Omit every picture, and retype the lines that run from the beginning of the data below through the line containing "19, 21, 23]", inclusive.

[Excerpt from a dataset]
▽
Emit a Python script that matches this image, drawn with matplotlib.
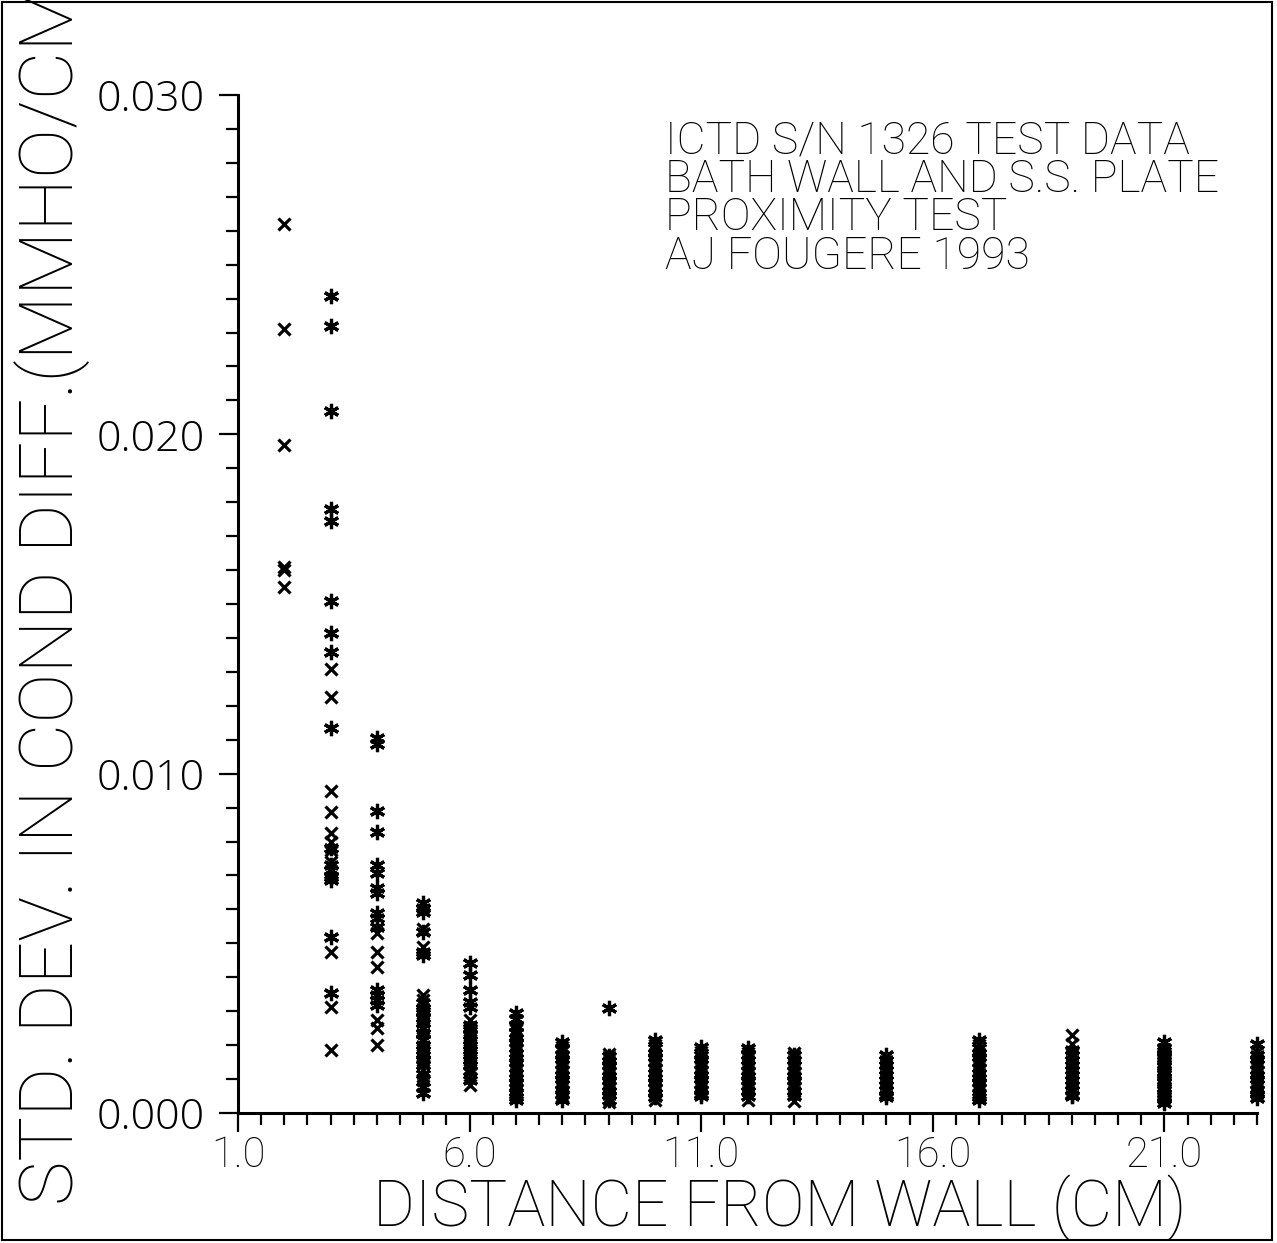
import numpy as np
import matplotlib
matplotlib.use('Agg')
import matplotlib.pyplot as plt
from matplotlib.patches import Rectangle
from matplotlib.ticker import MultipleLocator, FixedLocator

# Distances (cm) at which the probe was tested
distances = [2, 3, 4, 5, 6, 7, 8, 9, 10, 11, 12, 13, 15, 17, 19, 21, 23]

# Std. dev. values plotted with 'x' markers, one list per distance
cross_std = [
    [0.0262, 0.0231, 0.0197, 0.0161, 0.0160, 0.0155],
    [0.01307, 0.01227, 0.00950, 0.00888, 0.00826, 0.00799, 0.00776, 0.00740, 0.00475, 0.00313, 0.00186],
    [0.00531, 0.00475, 0.00431, 0.00274, 0.00251, 0.00201],
    [0.00543, 0.00490, 0.00348, 0.00333, 0.00295, 0.00270, 0.00251, 0.00215, 0.00192, 0.00170,
     0.00150, 0.00127, 0.00110, 0.00097],
    [0.00274, 0.00245, 0.00215, 0.00200, 0.00186, 0.00170, 0.00156, 0.00133, 0.00120, 0.00083],
    [0.00245, 0.00230, 0.00215, 0.00201, 0.00186, 0.00171, 0.00156, 0.00142, 0.00127, 0.00112,
     0.00097, 0.00083, 0.00068, 0.00056],
    [0.00195, 0.00180, 0.00165, 0.00150, 0.00136, 0.00121, 0.00106, 0.00091, 0.00077, 0.00062, 0.00050],
    [0.00174, 0.00160, 0.00147, 0.00132, 0.00118, 0.00103, 0.00088, 0.00074, 0.00059, 0.00045, 0.00032],
    [0.00201, 0.00186, 0.00171, 0.00156, 0.00142, 0.00127, 0.00112, 0.00097, 0.00083, 0.00068,
     0.00053, 0.00038],
    [0.00180, 0.00165, 0.00150, 0.00136, 0.00121, 0.00106, 0.00091, 0.00077, 0.00062],
    [0.00177, 0.00162, 0.00147, 0.00133, 0.00118, 0.00103, 0.00088, 0.00074, 0.00056, 0.00038],
    [0.00177, 0.00162, 0.00147, 0.00133, 0.00118, 0.00103, 0.00088, 0.00074, 0.00056, 0.00035],
    [0.00164, 0.00149, 0.00134, 0.00120, 0.00105, 0.00090, 0.00075, 0.00061],
    [0.00201, 0.00186, 0.00171, 0.00156, 0.00142, 0.00127, 0.00112, 0.00097, 0.00083, 0.00068, 0.00056],
    [0.00230, 0.00204, 0.00178, 0.00164, 0.00149, 0.00134, 0.00120, 0.00105, 0.00090, 0.00075, 0.00061],
    [0.00177, 0.00130, 0.00083],
    [0.00180, 0.00165, 0.00150, 0.00136, 0.00121, 0.00106, 0.00091, 0.00077, 0.00062, 0.00050],
]

# Std. dev. values plotted with asterisk markers, one list per distance
star_std = [
    [],
    [0.02407, 0.02319, 0.02068, 0.01779, 0.01746, 0.01510, 0.01416, 0.01360, 0.01136,
     0.00782, 0.00732, 0.00717, 0.00696, 0.00687, 0.00519, 0.00354],
    [0.01106, 0.01086, 0.00891, 0.00829, 0.00732, 0.00708, 0.00664, 0.00649, 0.00590,
     0.00575, 0.00549, 0.00363, 0.00348, 0.00333, 0.00319],
    [0.00619, 0.00605, 0.00593, 0.00534, 0.00475, 0.00466, 0.00324, 0.00310, 0.00300, 0.00280,
     0.00265, 0.00250, 0.00236, 0.00215, 0.00200, 0.00185, 0.00171, 0.00160, 0.00140, 0.00115,
     0.00077, 0.00059],
    [0.00442, 0.00407, 0.00363, 0.00327, 0.00313, 0.00260, 0.00250, 0.00230, 0.00215, 0.00201,
     0.00185, 0.00171, 0.00155, 0.00142, 0.00125, 0.00097],
    [0.00295, 0.00277, 0.00257, 0.00236, 0.00222, 0.00208, 0.00193, 0.00178, 0.00163, 0.00149,
     0.00134, 0.00119, 0.00104, 0.00090, 0.00075, 0.00061, 0.00046, 0.00038],
    [0.00209, 0.00188, 0.00172, 0.00158, 0.00143, 0.00128, 0.00113, 0.00099, 0.00084, 0.00069,
     0.00055, 0.00038],
    [0.00310, 0.00168, 0.00154, 0.00140, 0.00125, 0.00110, 0.00096, 0.00081, 0.00066, 0.00052, 0.00038],
    [0.00215, 0.00193, 0.00178, 0.00164, 0.00149, 0.00134, 0.00119, 0.00104, 0.00090, 0.00075,
     0.00060, 0.00046],
    [0.00195, 0.00172, 0.00158, 0.00143, 0.00128, 0.00113, 0.00099, 0.00084, 0.00069, 0.00055, 0.00050],
    [0.00192, 0.00170, 0.00155, 0.00140, 0.00125, 0.00110, 0.00096, 0.00081, 0.00066, 0.00050],
    [0.00170, 0.00155, 0.00140, 0.00125, 0.00110, 0.00096, 0.00081, 0.00066, 0.00050],
    [0.00171, 0.00156, 0.00142, 0.00127, 0.00112, 0.00097, 0.00083, 0.00068, 0.00054, 0.00047],
    [0.00215, 0.00193, 0.00178, 0.00164, 0.00149, 0.00134, 0.00119, 0.00104, 0.00090, 0.00075,
     0.00046, 0.00038],
    [0.00186, 0.00171, 0.00156, 0.00142, 0.00127, 0.00112, 0.00097, 0.00083, 0.00068, 0.00054, 0.00050],
    [0.00209, 0.00192, 0.00184, 0.00170, 0.00162, 0.00153, 0.00145, 0.00138, 0.00122, 0.00115,
     0.00107, 0.00097, 0.00090, 0.00075, 0.00068, 0.00060, 0.00050, 0.00040, 0.00029],
    [0.00204, 0.00172, 0.00158, 0.00143, 0.00128, 0.00113, 0.00099, 0.00084, 0.00069, 0.00055, 0.00044],
]

x_ticks = [1.0, 6.0, 11.0, 16.0, 21.0]
y_ticks = [0.000, 0.010, 0.020, 0.030]
title_lines = ['ICTD S/N 1326 TEST DATA', 'BATH WALL AND S.S. PLATE',
               'PROXIMITY TEST', 'AJ FOUGERE 1993']

plt.rcParams['font.family'] = 'Roboto'
plt.rcParams['font.weight'] = 'light'

W, H = 1277, 1243
fig = plt.figure(figsize=(W / 100, H / 100), dpi=100)
ax = fig.add_axes([238 / W, 1 - 1113 / H, (1257 - 238) / W, (1113 - 95) / H])

# flatten the per-distance lists
cx = [d for d, v in zip(distances, cross_std) for _ in v]
cy = [y for v in cross_std for y in v]
sx = [d for d, v in zip(distances, star_std) for _ in v]
sy = [y for v in star_std for y in v]

ax.plot(cx, cy, ls='none', marker='x', ms=9, mew=2.3, color='black', clip_on=False)
ax.plot(sx, sy, ls='none', marker=(6, 2, 0), ms=11, mew=2.3, color='black', clip_on=False)

ax.set_xlim(1, 23)
ax.set_ylim(0, 0.030)

for s in ['top', 'right']:
    ax.spines[s].set_visible(False)
for s in ['left', 'bottom']:
    ax.spines[s].set_linewidth(2.2)

ax.xaxis.set_major_locator(FixedLocator(x_ticks))
ax.xaxis.set_minor_locator(MultipleLocator(0.5))
ax.yaxis.set_major_locator(FixedLocator(y_ticks))
ax.yaxis.set_minor_locator(MultipleLocator(0.001))
ax.set_xticklabels([f'{t:.1f}' for t in x_ticks])
ax.set_yticklabels([f'{t:.3f}' for t in y_ticks], family='Open Sans', weight='light')

ax.tick_params(axis='both', which='major', direction='out', length=14, width=1.6)
ax.tick_params(axis='both', which='minor', direction='out', length=8.5, width=1.6)
ax.tick_params(axis='x', which='major', labelsize=30, pad=2)
ax.tick_params(axis='y', which='major', labelsize=31, pad=10)

# axis titles (y title runs off the top edge, as in the original plot)
fig.text(780 / W, 1 - 1226 / H, 'DISTANCE FROM WALL (CM)', fontsize=46,
         ha='center', va='baseline')
fig.text(73 / W, 1 - 1205 / H, 'STD. DEV. IN COND DIFF.(MMHO/CM)', fontsize=54,
         rotation=90, rotation_mode='anchor', ha='left', va='baseline')

# annotation block
fig.text(665 / W, 1 - 120 / H, '\n'.join(title_lines), fontsize=32, linespacing=0.88,
         ha='left', va='top')

# frame around whole figure
fig.patches.append(Rectangle((2 / W, 3 / H), (1270 / W), (1238 / H), transform=fig.transFigure,
                             fill=False, edgecolor='black', linewidth=1.5))

fig.savefig('out.png', dpi=100)
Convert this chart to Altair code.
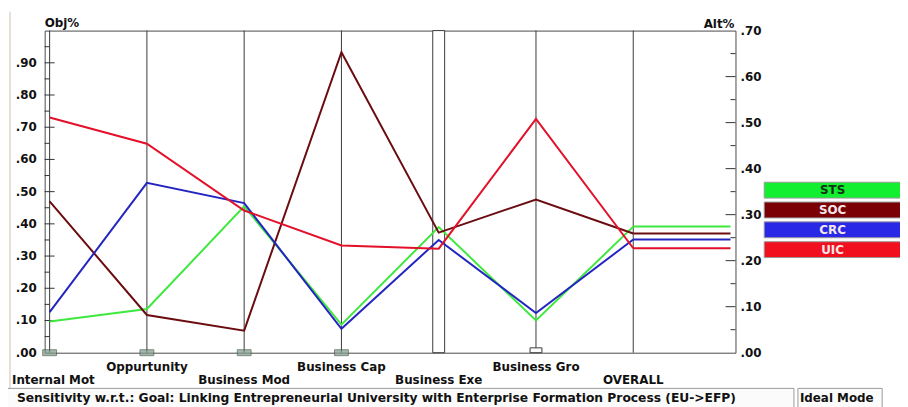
△
• [Exercise solution]:
Emit a Python script that matches this image, drawn with matplotlib.
import numpy as np
import matplotlib
matplotlib.use('Agg')
import matplotlib.pyplot as plt
from matplotlib.patches import Rectangle
from matplotlib.ticker import MultipleLocator, FixedLocator

# Distances (cm) at which the probe was tested
distances = [2, 3, 4, 5, 6, 7, 8, 9, 10, 11, 12, 13, 15, 17, 19, 21, 23]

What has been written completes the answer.